Did you test in release mode or debug mode?

michaelstaib avatar Sep 20 '22 21:09 michaelstaib

Did you test in release mode or debug mode?

Debug mode! That may be the issue 🙂 will retry in release mode when I have some time. Anything different in debug mode that could explain this ?

EDIT: I just tried in release mode and I'm getting the same issue

erwan-joly avatar Sep 20 '22 22:09 erwan-joly

Just regarding the timings....

1 times: ~10ms 10 times: ~20ms 234 times: ~150ms

when we have 234 items it takes 150ms per item to resolve? or for all the 234 items?

michaelstaib avatar Sep 22 '22 07:09 michaelstaib

Just regarding the timings....

1 times: ~10ms 10 times: ~20ms 234 times: ~150ms

when we have 234 items it takes 150ms per item to resolve? or for all the 234 items?

For all items to load

erwan-joly avatar Sep 22 '22 11:09 erwan-joly

I have a similar issue when extending GraphQL types and created a PoC project to test extending 1000 items.

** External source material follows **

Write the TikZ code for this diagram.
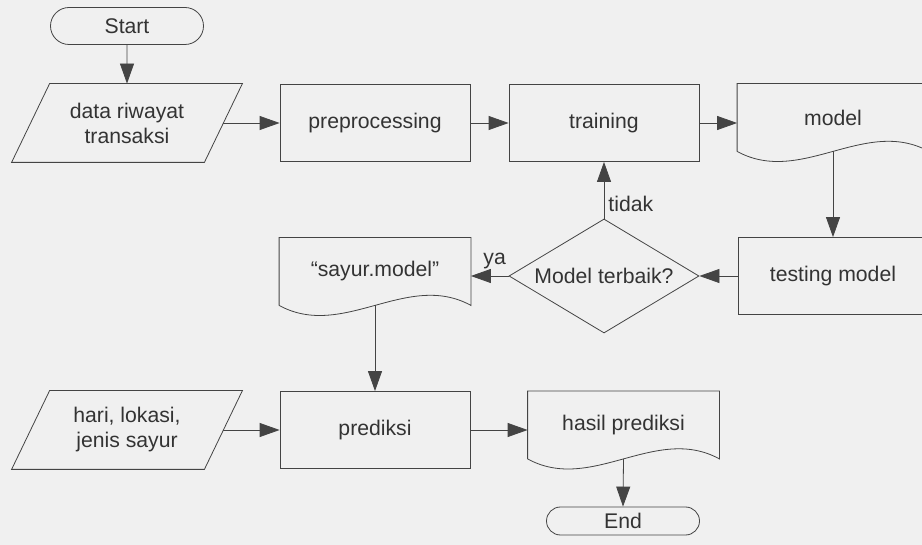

It is found that the extension method is called sequentially and has ~0.5ms delay between 2 consecutive calls, ran in release configuration. Each call ends in ~30 - 500ms, mostly waiting for the other nodes to finish. The whole execution finished in 983ms. I tried to remove async/await in the methods but result in similar conclusion. Detailed trace screenshot 1 and screenshot 2.

In erwan-joly's sample, I guess method MyField is called N times. 234 items require 117ms, assumed each call took ~0.5ms.

Minhael avatar Dec 23 '22 07:12 Minhael

We cannot reproduce this one and we are heavily using DL in the BCP cloud with high pressure and have 3 ms for the whole request on reads. I am closing this issue.

michaelstaib avatar Jun 28 '24 16:06 michaelstaib